§ **TASK REQUIREMENTS**
From the listing below, pull out every line where the string "this" appears.

○ ○ ○ ○ ○ ○ ○

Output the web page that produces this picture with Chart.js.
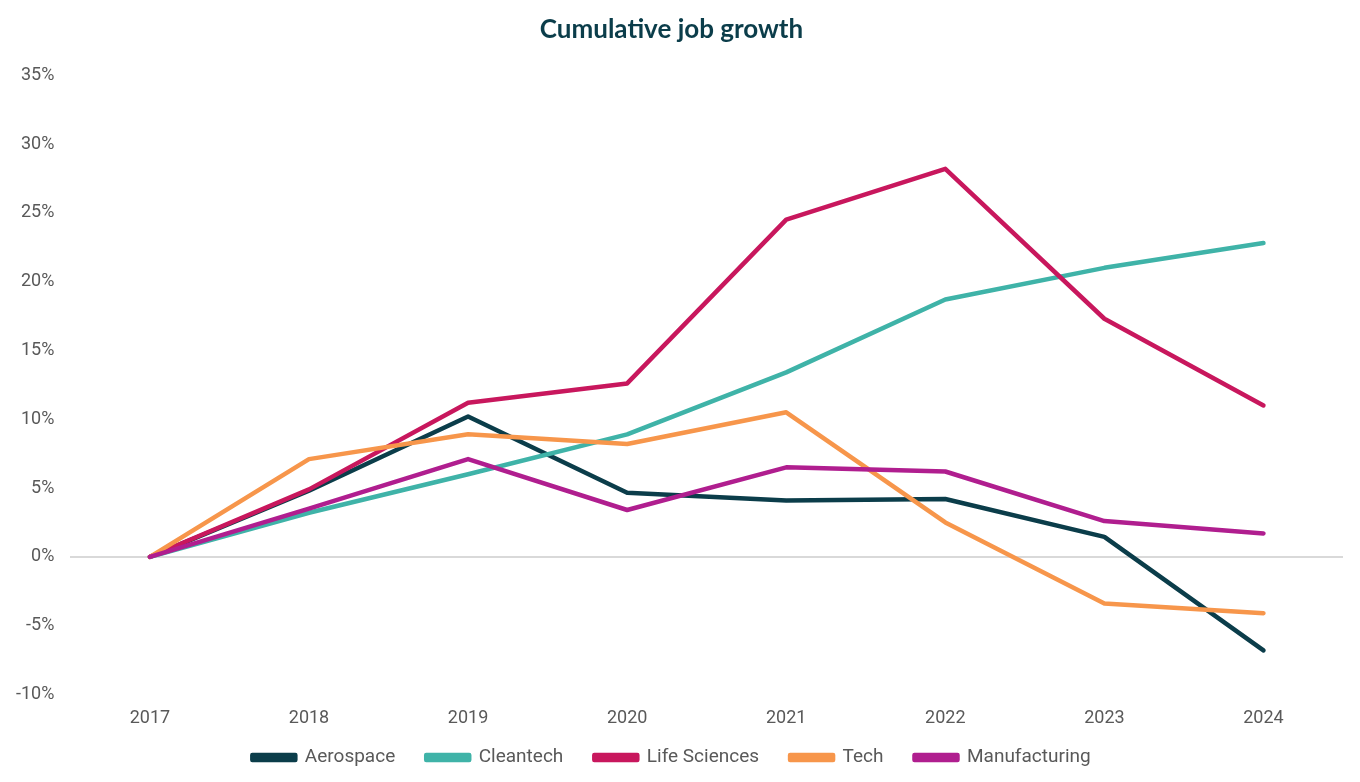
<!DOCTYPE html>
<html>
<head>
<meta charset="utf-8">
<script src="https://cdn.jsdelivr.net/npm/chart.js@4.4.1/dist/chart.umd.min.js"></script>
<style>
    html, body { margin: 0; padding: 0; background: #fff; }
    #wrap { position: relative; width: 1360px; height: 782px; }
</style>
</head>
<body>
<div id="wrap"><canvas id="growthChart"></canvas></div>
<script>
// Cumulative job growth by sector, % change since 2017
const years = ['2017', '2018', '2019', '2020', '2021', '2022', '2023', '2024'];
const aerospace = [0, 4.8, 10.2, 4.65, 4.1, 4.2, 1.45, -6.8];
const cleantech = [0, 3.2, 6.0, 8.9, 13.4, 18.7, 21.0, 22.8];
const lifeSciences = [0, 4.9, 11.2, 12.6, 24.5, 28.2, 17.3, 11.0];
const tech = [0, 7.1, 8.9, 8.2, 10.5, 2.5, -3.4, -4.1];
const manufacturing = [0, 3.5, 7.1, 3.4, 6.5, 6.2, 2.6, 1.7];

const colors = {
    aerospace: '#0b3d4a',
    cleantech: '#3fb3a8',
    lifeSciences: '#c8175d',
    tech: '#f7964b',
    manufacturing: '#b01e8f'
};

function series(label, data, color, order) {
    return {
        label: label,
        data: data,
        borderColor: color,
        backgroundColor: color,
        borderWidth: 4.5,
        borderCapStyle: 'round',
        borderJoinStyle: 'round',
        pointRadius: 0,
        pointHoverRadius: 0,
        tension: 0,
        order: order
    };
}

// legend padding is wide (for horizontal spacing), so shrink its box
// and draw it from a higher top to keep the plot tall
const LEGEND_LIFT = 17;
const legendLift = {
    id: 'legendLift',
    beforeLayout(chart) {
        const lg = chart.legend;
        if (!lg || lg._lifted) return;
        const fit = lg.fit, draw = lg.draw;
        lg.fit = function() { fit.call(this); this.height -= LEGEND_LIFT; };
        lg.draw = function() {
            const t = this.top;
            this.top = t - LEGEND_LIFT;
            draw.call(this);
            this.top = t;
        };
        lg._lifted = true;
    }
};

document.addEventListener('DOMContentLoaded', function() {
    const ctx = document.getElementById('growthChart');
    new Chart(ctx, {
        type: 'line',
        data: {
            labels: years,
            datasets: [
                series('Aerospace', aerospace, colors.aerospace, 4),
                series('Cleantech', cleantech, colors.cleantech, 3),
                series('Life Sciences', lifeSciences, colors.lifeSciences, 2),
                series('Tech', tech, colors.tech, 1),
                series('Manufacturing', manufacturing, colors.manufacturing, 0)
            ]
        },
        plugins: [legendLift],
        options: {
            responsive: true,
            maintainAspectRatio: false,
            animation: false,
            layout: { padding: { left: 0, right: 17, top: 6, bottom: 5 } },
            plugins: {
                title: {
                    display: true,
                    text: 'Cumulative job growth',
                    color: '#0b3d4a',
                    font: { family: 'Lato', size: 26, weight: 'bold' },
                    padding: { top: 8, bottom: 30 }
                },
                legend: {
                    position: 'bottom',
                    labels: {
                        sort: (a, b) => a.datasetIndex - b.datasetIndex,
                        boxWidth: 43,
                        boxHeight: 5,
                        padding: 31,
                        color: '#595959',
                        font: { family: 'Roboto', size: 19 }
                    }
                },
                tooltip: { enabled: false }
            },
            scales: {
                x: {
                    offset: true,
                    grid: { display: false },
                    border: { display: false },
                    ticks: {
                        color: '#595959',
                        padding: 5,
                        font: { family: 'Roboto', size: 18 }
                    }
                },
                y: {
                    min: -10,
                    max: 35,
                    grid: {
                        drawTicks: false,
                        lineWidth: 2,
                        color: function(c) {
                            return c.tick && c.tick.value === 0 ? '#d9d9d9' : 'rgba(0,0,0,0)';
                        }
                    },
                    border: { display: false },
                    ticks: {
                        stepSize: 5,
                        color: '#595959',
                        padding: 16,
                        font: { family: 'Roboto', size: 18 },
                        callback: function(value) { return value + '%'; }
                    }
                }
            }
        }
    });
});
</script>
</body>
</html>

○ ○ ○ ○ ○ ○ ○

§ **CORRECT OUTPUT**
Output the web page that produces this picture with Chart.js.
        lg.fit = function() { fit.call(this); this.height -= LEGEND_LIFT; };
            const t = this.top;
            this.top = t - LEGEND_LIFT;
            draw.call(this);
            this.top = t;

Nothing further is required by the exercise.